L’adoption prochaine de la Charte de l’environnement, qui inscrira notamment le principe de précaution au plus haut niveau de notre hiérarchie des normes, illustre parfaitement la tendance croissante de nos sociétés à vouloir se débarrasser du risque.

A en croire la pensée dominante, on a en effet le sentiment que chacun n’aspirerait désormais qu’à vivre dans un univers protégé, aseptisé, dans lequel non seulement il ne serait ni physiquement ni même moralement agressé mais où, en plus, il pourrait compter sur l’organisation collective pour garantir l’ensemble des risques qui seraient susceptibles de nuire à son confort, à son environnement et, plus généralement, au bon déroulement de son existence.

Pourtant, même si notre époque connaît une multitude de dangers, les risques ont, dans l’ensemble, considérablement diminué depuis deux siècles, et le bien-être que proposent les sociétés développées s’est, y compris dans les dernières décennies, très fortement accru. Mais alors même que la maîtrise des dangers ne cesse de s’améliorer, le sentiment d’incertitude progresse. En réalité, c’est sans doute le degré de tolérance individuelle devant la réalisation des risques qui a évolué.

Cette phobie du risque est une caractéristique très préoccupante de notre époque. La prise de risque est en effet un moteur irremplaçable de l’action et de l’innovation. Le progrès, la découverte, le cheminement de l’ignorance vers la connaissance ne peuvent fleurir que si des hommes et des femmes s’aventurent dans des directions aux horizons inconnus. L’histoire de l’humanité a, depuis toujours, été guidée par cette logique de l’essai, de la tentative et de l’erreur sans cesse corrigée pour accéder à la vérité.

L’État ne cesse en effet de brandir la promesse de la sécurité et du risque anéanti. Il s’approprie le principe de précaution, le principe de survie et le principe de propreté. La précaution et la sécurité sont bien au coeur de l’action publique et, par la même occasion, de l’émancipation de l’État.

Si les hommes politiques se sont à ce point engagés dans la lutte contre le risque, c’est surtout parce qu’ils se sentent fragilisés par la crise de l’État-providence. Ce faisant, ils espèrent garantir leur propre survie et c’est ainsi que de « providence », l’État est en passe de devenir « précaution » et que, de « précaution », celui-ci prend le chemin de l’État « sécuritaire ».

Aujourd’hui, la sécurité publique ne saurait donc être entendue strictement. Il faudrait que l’État intervienne, au-delà de ses compétences régaliennes et sociales, et qu’il puisse nous protéger contre les hivers froids, les étés chauds, les inondations, la sécheresse, la faim, la soif, la matière grasse et l’ensemble de ces tracas qui, petits ou gros, s’abattent sur nos vies.

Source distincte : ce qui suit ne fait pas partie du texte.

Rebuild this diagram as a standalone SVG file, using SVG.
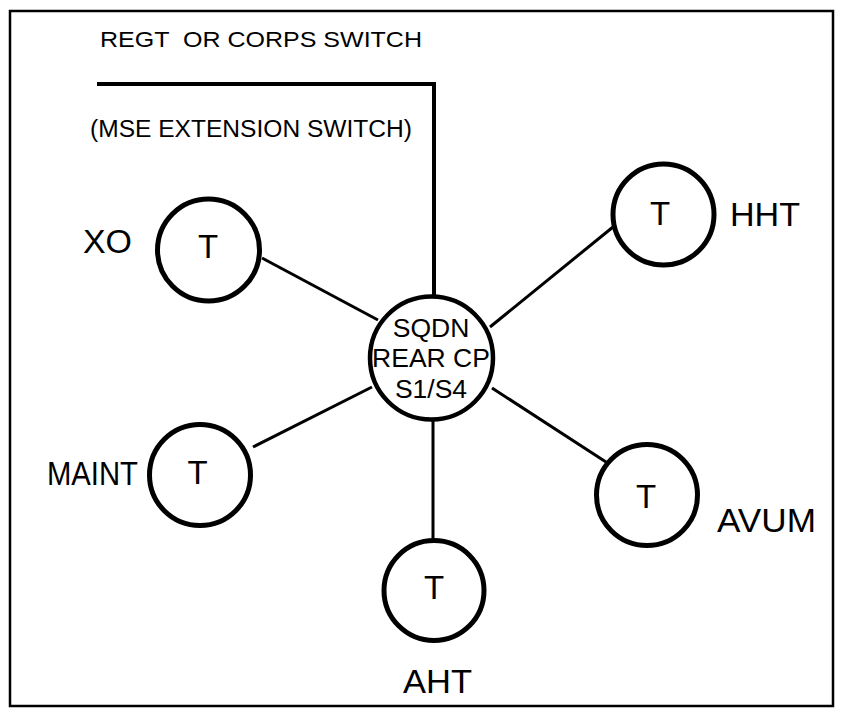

Mais en entretenant l’illusion d’une société débarrassée du risque, l’État nourrit d’ores et déjà les mécontentements à venir. En effet, lorsque l’on s’engage à offrir une sécurité impossible à fournir, la promesse risque fort de ne pas être tenue... Cet angélisme excessif doit donc être dénoncé. Mais si la tyrannie de l’État-précaution guette, une telle critique n’est pas aisée car, au fil de ses interventions, l’État fait naître une génération de personnes qui s’avère de plus en plus réfractaire aux prises de risques et au progrès. Aujourd’hui, même s’il apparaît évident que l’utopie du bien-être absolu n’existe pas, l’État s’est pourtant très largement engagé dans le créneau du « bonheur imposé ». Il faut prendre garde à cette dérive, car nous nous acheminons vers une société sous contrôle qui, sous prétexte de jouer les brancardiers et d’agir pour notre plus grand bien, s’empare d’une source de pouvoir extraordinaire qui, peut-être même plus que l’obsession égalitaire héritée du siècle dernier, est susceptible de nourrir des comportements attentatoires à la liberté individuelle. Si le danger totalitaire naît lorsque l’aspiration à la sécurité devient plus forte que l’amour de la liberté, ce que l’on peut aujourd’hui qualifier de « filon sécuritaire » risque bien, dans les années à venir, d’asseoir chaque jour davantage un pouvoir tentaculaire et de justifier le recul des libertés.